Dedicated to lending

A NEW portfolio company specialising in microfinance has set up shop in the Egyptian market. By the name of Tanmeyah, the new company has been established by Citadel Capital (CC), the private equity firm with investments of more than $8.3 billion. The aim of establishing the company is to help small business owners and low-to-middle income entrepreneurs gain access to loans and financial services.

Finance Unlimited, CC's arm for investments in regional financial services sector, will own a 51 per cent stake in Tanmeyah. Some 25 per cent of the remaining shares will be owned by the company's management, and 24 per cent more by the Egyptian Gulf Bank. With capital of LE35 million, company management said it is aiming for 15 branches within its first three months of operation. It plans to expand to 400 branches throughout Egypt with a strong presence in rural governorates where unemployment rates are high and access to finance is minimal.

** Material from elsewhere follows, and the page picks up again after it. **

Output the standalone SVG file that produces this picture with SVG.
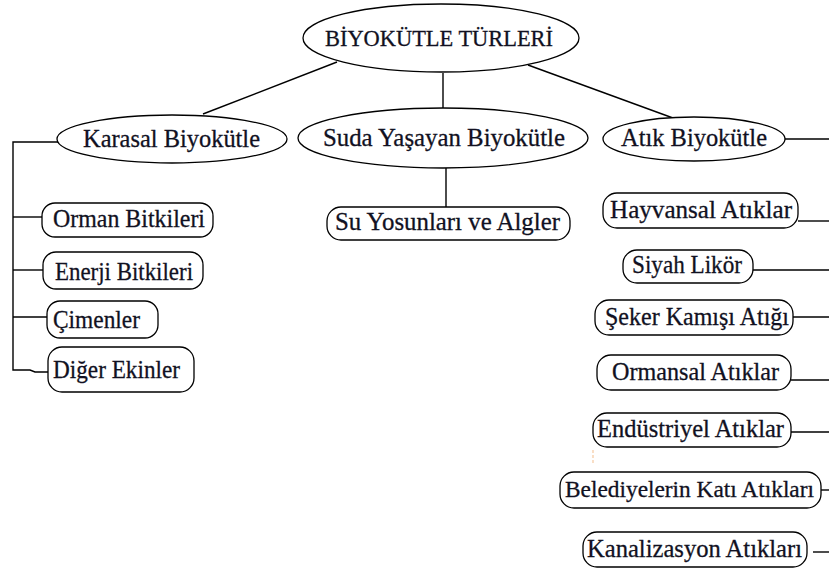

The company will not be financing start-ups. Amr Abouesh, executive chairman of Tanmeyah, said in a press release that, "the entrepreneurs are required to have completed at least one year in their business cycle before they can qualify for a loan." He added that, "loan officers, who are generally going to be members of the urban and rural communities that we are targeting, will be trained to go out into the field and identify potential candidates with existing small businesses."

The size of loans will range between a minimum of LE4,000 and a maximum of LE35,000. "The nature of the microcredit scheme requires that loans be short in duration with a typical repayment cycle of four months to one year," said the press release.